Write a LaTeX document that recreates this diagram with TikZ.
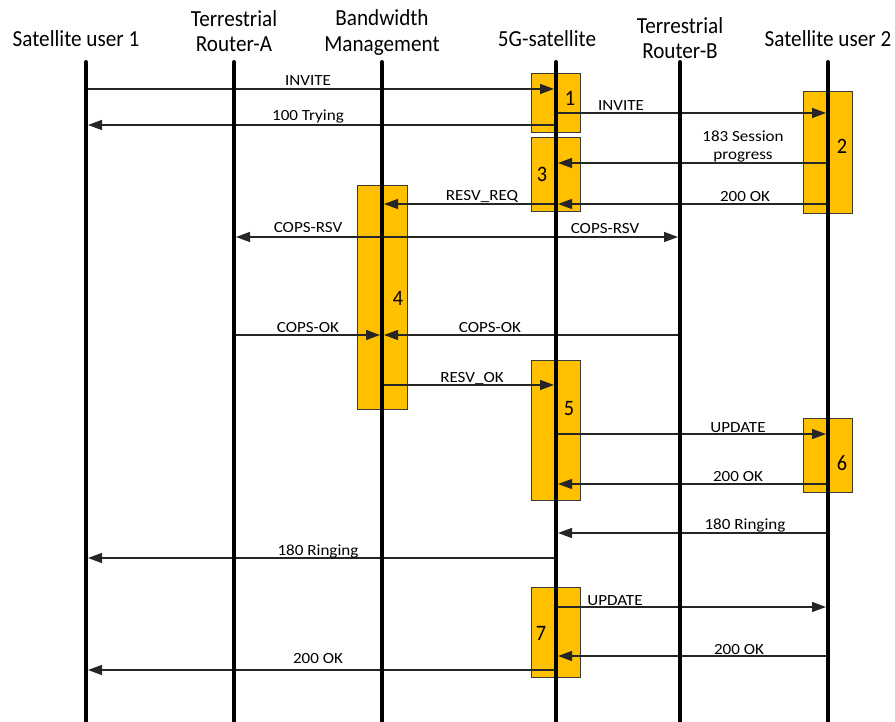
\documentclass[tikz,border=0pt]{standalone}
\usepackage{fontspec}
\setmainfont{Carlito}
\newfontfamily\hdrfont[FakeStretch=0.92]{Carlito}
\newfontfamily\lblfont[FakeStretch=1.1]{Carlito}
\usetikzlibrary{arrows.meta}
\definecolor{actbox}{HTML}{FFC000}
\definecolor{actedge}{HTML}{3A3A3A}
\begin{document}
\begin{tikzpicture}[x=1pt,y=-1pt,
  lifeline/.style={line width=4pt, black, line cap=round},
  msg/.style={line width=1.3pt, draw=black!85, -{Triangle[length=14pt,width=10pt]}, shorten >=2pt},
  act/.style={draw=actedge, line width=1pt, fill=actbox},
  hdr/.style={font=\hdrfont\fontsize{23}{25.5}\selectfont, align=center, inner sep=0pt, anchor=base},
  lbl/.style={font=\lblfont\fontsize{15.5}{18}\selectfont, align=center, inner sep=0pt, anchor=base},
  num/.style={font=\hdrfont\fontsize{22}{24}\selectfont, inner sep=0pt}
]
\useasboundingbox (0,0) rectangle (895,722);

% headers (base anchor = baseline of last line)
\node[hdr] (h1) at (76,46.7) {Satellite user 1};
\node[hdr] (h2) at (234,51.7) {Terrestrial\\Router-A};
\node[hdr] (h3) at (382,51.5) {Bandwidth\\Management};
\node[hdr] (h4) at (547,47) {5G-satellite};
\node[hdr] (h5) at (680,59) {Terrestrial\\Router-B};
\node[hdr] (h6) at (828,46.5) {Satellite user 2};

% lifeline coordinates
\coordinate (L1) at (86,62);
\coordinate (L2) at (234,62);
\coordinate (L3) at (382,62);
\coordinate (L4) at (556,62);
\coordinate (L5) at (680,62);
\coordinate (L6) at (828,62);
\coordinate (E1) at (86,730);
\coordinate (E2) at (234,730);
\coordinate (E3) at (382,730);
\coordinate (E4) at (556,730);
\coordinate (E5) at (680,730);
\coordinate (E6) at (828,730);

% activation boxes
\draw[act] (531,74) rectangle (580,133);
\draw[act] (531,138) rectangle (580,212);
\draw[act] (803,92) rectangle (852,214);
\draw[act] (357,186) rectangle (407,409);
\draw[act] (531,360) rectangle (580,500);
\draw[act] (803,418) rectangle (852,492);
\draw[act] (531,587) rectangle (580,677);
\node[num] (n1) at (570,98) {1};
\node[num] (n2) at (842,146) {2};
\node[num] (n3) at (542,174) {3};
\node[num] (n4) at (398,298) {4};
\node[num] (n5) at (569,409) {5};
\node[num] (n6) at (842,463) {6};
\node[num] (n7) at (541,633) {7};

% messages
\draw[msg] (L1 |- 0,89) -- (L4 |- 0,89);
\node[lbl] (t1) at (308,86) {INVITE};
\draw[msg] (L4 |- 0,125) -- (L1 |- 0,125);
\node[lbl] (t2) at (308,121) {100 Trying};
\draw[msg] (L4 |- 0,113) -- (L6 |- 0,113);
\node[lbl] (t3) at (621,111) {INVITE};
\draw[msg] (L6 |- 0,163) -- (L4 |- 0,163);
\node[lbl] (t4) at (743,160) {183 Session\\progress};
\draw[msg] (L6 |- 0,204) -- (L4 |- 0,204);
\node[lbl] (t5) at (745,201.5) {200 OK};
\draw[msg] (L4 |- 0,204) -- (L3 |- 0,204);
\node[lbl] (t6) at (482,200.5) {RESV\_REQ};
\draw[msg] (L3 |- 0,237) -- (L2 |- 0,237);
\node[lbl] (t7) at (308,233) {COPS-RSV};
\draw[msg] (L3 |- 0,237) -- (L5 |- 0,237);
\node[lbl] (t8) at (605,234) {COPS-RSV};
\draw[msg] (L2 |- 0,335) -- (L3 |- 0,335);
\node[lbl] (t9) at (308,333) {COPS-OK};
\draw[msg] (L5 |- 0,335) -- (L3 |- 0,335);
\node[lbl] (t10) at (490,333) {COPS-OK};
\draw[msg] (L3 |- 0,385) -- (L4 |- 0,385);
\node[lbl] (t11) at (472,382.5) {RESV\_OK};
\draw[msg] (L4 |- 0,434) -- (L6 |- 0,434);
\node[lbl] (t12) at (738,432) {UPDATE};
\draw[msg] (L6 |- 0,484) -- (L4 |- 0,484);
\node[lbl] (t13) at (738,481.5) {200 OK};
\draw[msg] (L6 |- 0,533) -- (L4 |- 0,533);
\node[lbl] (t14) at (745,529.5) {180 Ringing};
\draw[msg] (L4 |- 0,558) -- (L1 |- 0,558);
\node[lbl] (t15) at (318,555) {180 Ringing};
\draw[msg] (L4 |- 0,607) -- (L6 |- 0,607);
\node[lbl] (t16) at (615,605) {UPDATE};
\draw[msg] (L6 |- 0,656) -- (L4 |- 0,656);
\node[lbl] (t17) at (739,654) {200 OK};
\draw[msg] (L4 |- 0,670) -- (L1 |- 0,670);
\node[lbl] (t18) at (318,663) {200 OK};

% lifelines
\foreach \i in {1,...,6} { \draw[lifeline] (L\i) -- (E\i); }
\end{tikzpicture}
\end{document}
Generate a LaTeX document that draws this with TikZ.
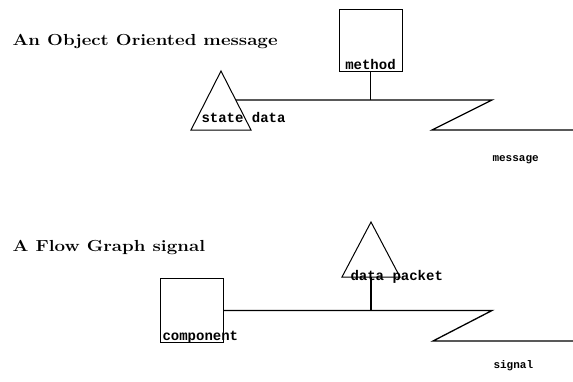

What the task asks
Output the records above exactly; leave out the pictures.

Result of the exercise
Write a LaTeX document that recreates this diagram with TikZ.
\documentclass[tikz,border=0pt]{standalone}
\usepackage{fontspec}
\setmainfont{Carlito}
\newfontfamily\hdrfont[FakeStretch=0.92]{Carlito}
\newfontfamily\lblfont[FakeStretch=1.1]{Carlito}
\usetikzlibrary{arrows.meta}
\definecolor{actbox}{HTML}{FFC000}
\definecolor{actedge}{HTML}{3A3A3A}
\begin{document}
\begin{tikzpicture}[x=1pt,y=-1pt,
  lifeline/.style={line width=4pt, black, line cap=round},
  msg/.style={line width=1.3pt, draw=black!85, -{Triangle[length=14pt,width=10pt]}, shorten >=2pt},
  act/.style={draw=actedge, line width=1pt, fill=actbox},
  hdr/.style={font=\hdrfont\fontsize{23}{25.5}\selectfont, align=center, inner sep=0pt, anchor=base},
  lbl/.style={font=\lblfont\fontsize{15.5}{18}\selectfont, align=center, inner sep=0pt, anchor=base},
  num/.style={font=\hdrfont\fontsize{22}{24}\selectfont, inner sep=0pt}
]
\useasboundingbox (0,0) rectangle (895,722);

% headers (base anchor = baseline of last line)
\node[hdr] (h1) at (76,46.7) {Satellite user 1};
\node[hdr] (h2) at (234,51.7) {Terrestrial\\Router-A};
\node[hdr] (h3) at (382,51.5) {Bandwidth\\Management};
\node[hdr] (h4) at (547,47) {5G-satellite};
\node[hdr] (h5) at (680,59) {Terrestrial\\Router-B};
\node[hdr] (h6) at (828,46.5) {Satellite user 2};

% lifeline coordinates
\coordinate (L1) at (86,62);
\coordinate (L2) at (234,62);
\coordinate (L3) at (382,62);
\coordinate (L4) at (556,62);
\coordinate (L5) at (680,62);
\coordinate (L6) at (828,62);
\coordinate (E1) at (86,730);
\coordinate (E2) at (234,730);
\coordinate (E3) at (382,730);
\coordinate (E4) at (556,730);
\coordinate (E5) at (680,730);
\coordinate (E6) at (828,730);

% activation boxes
\draw[act] (531,74) rectangle (580,133);
\draw[act] (531,138) rectangle (580,212);
\draw[act] (803,92) rectangle (852,214);
\draw[act] (357,186) rectangle (407,409);
\draw[act] (531,360) rectangle (580,500);
\draw[act] (803,418) rectangle (852,492);
\draw[act] (531,587) rectangle (580,677);
\node[num] (n1) at (570,98) {1};
\node[num] (n2) at (842,146) {2};
\node[num] (n3) at (542,174) {3};
\node[num] (n4) at (398,298) {4};
\node[num] (n5) at (569,409) {5};
\node[num] (n6) at (842,463) {6};
\node[num] (n7) at (541,633) {7};

% messages
\draw[msg] (L1 |- 0,89) -- (L4 |- 0,89);
\node[lbl] (t1) at (308,86) {INVITE};
\draw[msg] (L4 |- 0,125) -- (L1 |- 0,125);
\node[lbl] (t2) at (308,121) {100 Trying};
\draw[msg] (L4 |- 0,113) -- (L6 |- 0,113);
\node[lbl] (t3) at (621,111) {INVITE};
\draw[msg] (L6 |- 0,163) -- (L4 |- 0,163);
\node[lbl] (t4) at (743,160) {183 Session\\progress};
\draw[msg] (L6 |- 0,204) -- (L4 |- 0,204);
\node[lbl] (t5) at (745,201.5) {200 OK};
\draw[msg] (L4 |- 0,204) -- (L3 |- 0,204);
\node[lbl] (t6) at (482,200.5) {RESV\_REQ};
\draw[msg] (L3 |- 0,237) -- (L2 |- 0,237);
\node[lbl] (t7) at (308,233) {COPS-RSV};
\draw[msg] (L3 |- 0,237) -- (L5 |- 0,237);
\node[lbl] (t8) at (605,234) {COPS-RSV};
\draw[msg] (L2 |- 0,335) -- (L3 |- 0,335);
\node[lbl] (t9) at (308,333) {COPS-OK};
\draw[msg] (L5 |- 0,335) -- (L3 |- 0,335);
\node[lbl] (t10) at (490,333) {COPS-OK};
\draw[msg] (L3 |- 0,385) -- (L4 |- 0,385);
\node[lbl] (t11) at (472,382.5) {RESV\_OK};
\draw[msg] (L4 |- 0,434) -- (L6 |- 0,434);
\node[lbl] (t12) at (738,432) {UPDATE};
\draw[msg] (L6 |- 0,484) -- (L4 |- 0,484);
\node[lbl] (t13) at (738,481.5) {200 OK};
\draw[msg] (L6 |- 0,533) -- (L4 |- 0,533);
\node[lbl] (t14) at (745,529.5) {180 Ringing};
\draw[msg] (L4 |- 0,558) -- (L1 |- 0,558);
\node[lbl] (t15) at (318,555) {180 Ringing};
\draw[msg] (L4 |- 0,607) -- (L6 |- 0,607);
\node[lbl] (t16) at (615,605) {UPDATE};
\draw[msg] (L6 |- 0,656) -- (L4 |- 0,656);
\node[lbl] (t17) at (739,654) {200 OK};
\draw[msg] (L4 |- 0,670) -- (L1 |- 0,670);
\node[lbl] (t18) at (318,663) {200 OK};

% lifelines
\foreach \i in {1,...,6} { \draw[lifeline] (L\i) -- (E\i); }
\end{tikzpicture}
\end{document}
Generate a LaTeX document that draws this with TikZ.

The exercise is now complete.